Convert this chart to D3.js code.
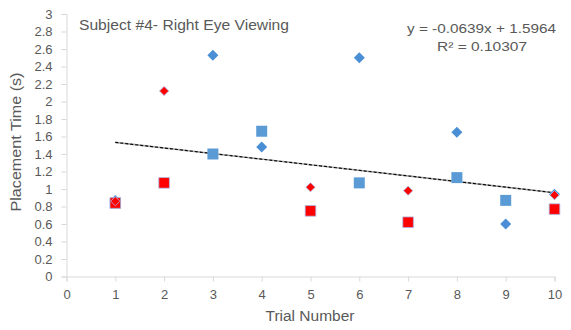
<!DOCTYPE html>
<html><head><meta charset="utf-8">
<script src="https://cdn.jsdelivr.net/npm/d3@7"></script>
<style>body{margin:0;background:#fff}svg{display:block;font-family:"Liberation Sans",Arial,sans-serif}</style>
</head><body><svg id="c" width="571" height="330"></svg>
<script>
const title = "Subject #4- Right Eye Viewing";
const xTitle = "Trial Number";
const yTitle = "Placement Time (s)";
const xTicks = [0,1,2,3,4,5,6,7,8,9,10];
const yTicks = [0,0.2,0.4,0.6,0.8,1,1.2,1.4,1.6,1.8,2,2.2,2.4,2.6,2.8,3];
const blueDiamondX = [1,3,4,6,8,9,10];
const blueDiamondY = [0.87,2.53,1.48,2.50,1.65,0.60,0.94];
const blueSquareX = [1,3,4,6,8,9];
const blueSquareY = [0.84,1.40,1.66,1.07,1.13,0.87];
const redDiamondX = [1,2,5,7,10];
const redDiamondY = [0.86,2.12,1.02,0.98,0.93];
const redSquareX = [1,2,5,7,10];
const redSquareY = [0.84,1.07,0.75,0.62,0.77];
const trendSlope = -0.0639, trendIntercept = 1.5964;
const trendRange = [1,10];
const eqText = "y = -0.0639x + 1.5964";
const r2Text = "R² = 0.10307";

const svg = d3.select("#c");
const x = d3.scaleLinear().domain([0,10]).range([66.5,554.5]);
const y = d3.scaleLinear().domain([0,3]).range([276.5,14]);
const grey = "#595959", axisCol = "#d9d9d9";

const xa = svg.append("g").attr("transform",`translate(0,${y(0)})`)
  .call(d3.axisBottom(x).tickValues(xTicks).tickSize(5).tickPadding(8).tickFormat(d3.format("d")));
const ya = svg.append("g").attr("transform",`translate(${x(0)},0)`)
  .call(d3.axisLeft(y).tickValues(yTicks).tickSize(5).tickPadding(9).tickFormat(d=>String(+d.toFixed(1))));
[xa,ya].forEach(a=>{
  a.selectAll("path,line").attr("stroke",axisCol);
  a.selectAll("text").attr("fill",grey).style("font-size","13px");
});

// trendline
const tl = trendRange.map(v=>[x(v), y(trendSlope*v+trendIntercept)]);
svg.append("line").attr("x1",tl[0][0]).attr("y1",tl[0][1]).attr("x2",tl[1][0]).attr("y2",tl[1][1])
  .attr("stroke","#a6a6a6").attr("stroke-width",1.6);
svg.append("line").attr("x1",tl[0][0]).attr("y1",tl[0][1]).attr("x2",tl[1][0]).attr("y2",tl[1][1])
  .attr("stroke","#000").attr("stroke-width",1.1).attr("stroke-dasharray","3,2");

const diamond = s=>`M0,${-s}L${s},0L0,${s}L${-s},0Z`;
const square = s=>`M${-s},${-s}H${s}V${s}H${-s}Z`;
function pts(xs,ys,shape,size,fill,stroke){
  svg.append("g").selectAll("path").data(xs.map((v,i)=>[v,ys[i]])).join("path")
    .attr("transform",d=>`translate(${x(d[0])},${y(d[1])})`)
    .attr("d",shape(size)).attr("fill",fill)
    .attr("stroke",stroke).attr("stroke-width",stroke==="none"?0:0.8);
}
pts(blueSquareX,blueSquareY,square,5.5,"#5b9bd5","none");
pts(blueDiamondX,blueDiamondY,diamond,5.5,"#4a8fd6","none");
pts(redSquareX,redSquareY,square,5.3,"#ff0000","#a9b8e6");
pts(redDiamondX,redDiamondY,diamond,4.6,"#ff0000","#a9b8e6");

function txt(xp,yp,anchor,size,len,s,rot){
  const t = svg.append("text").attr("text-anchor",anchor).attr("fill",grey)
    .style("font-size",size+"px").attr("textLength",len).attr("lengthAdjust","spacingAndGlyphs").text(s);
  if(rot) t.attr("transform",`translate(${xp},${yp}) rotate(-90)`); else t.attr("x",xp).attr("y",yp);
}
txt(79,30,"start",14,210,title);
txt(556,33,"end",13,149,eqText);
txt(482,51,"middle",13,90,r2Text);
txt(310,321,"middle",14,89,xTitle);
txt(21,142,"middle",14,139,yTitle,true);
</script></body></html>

> _WRITTEN REQUEST_
Write out the whole listing again, exactly, with no pictures.

> _TASK ANSWER_
Convert this chart to D3.js code.
<!DOCTYPE html>
<html><head><meta charset="utf-8">
<script src="https://cdn.jsdelivr.net/npm/d3@7"></script>
<style>body{margin:0;background:#fff}svg{display:block;font-family:"Liberation Sans",Arial,sans-serif}</style>
</head><body><svg id="c" width="571" height="330"></svg>
<script>
const title = "Subject #4- Right Eye Viewing";
const xTitle = "Trial Number";
const yTitle = "Placement Time (s)";
const xTicks = [0,1,2,3,4,5,6,7,8,9,10];
const yTicks = [0,0.2,0.4,0.6,0.8,1,1.2,1.4,1.6,1.8,2,2.2,2.4,2.6,2.8,3];
const blueDiamondX = [1,3,4,6,8,9,10];
const blueDiamondY = [0.87,2.53,1.48,2.50,1.65,0.60,0.94];
const blueSquareX = [1,3,4,6,8,9];
const blueSquareY = [0.84,1.40,1.66,1.07,1.13,0.87];
const redDiamondX = [1,2,5,7,10];
const redDiamondY = [0.86,2.12,1.02,0.98,0.93];
const redSquareX = [1,2,5,7,10];
const redSquareY = [0.84,1.07,0.75,0.62,0.77];
const trendSlope = -0.0639, trendIntercept = 1.5964;
const trendRange = [1,10];
const eqText = "y = -0.0639x + 1.5964";
const r2Text = "R² = 0.10307";

const svg = d3.select("#c");
const x = d3.scaleLinear().domain([0,10]).range([66.5,554.5]);
const y = d3.scaleLinear().domain([0,3]).range([276.5,14]);
const grey = "#595959", axisCol = "#d9d9d9";

const xa = svg.append("g").attr("transform",`translate(0,${y(0)})`)
  .call(d3.axisBottom(x).tickValues(xTicks).tickSize(5).tickPadding(8).tickFormat(d3.format("d")));
const ya = svg.append("g").attr("transform",`translate(${x(0)},0)`)
  .call(d3.axisLeft(y).tickValues(yTicks).tickSize(5).tickPadding(9).tickFormat(d=>String(+d.toFixed(1))));
[xa,ya].forEach(a=>{
  a.selectAll("path,line").attr("stroke",axisCol);
  a.selectAll("text").attr("fill",grey).style("font-size","13px");
});

// trendline
const tl = trendRange.map(v=>[x(v), y(trendSlope*v+trendIntercept)]);
svg.append("line").attr("x1",tl[0][0]).attr("y1",tl[0][1]).attr("x2",tl[1][0]).attr("y2",tl[1][1])
  .attr("stroke","#a6a6a6").attr("stroke-width",1.6);
svg.append("line").attr("x1",tl[0][0]).attr("y1",tl[0][1]).attr("x2",tl[1][0]).attr("y2",tl[1][1])
  .attr("stroke","#000").attr("stroke-width",1.1).attr("stroke-dasharray","3,2");

const diamond = s=>`M0,${-s}L${s},0L0,${s}L${-s},0Z`;
const square = s=>`M${-s},${-s}H${s}V${s}H${-s}Z`;
function pts(xs,ys,shape,size,fill,stroke){
  svg.append("g").selectAll("path").data(xs.map((v,i)=>[v,ys[i]])).join("path")
    .attr("transform",d=>`translate(${x(d[0])},${y(d[1])})`)
    .attr("d",shape(size)).attr("fill",fill)
    .attr("stroke",stroke).attr("stroke-width",stroke==="none"?0:0.8);
}
pts(blueSquareX,blueSquareY,square,5.5,"#5b9bd5","none");
pts(blueDiamondX,blueDiamondY,diamond,5.5,"#4a8fd6","none");
pts(redSquareX,redSquareY,square,5.3,"#ff0000","#a9b8e6");
pts(redDiamondX,redDiamondY,diamond,4.6,"#ff0000","#a9b8e6");

function txt(xp,yp,anchor,size,len,s,rot){
  const t = svg.append("text").attr("text-anchor",anchor).attr("fill",grey)
    .style("font-size",size+"px").attr("textLength",len).attr("lengthAdjust","spacingAndGlyphs").text(s);
  if(rot) t.attr("transform",`translate(${xp},${yp}) rotate(-90)`); else t.attr("x",xp).attr("y",yp);
}
txt(79,30,"start",14,210,title);
txt(556,33,"end",13,149,eqText);
txt(482,51,"middle",13,90,r2Text);
txt(310,321,"middle",14,89,xTitle);
txt(21,142,"middle",14,139,yTitle,true);
</script></body></html>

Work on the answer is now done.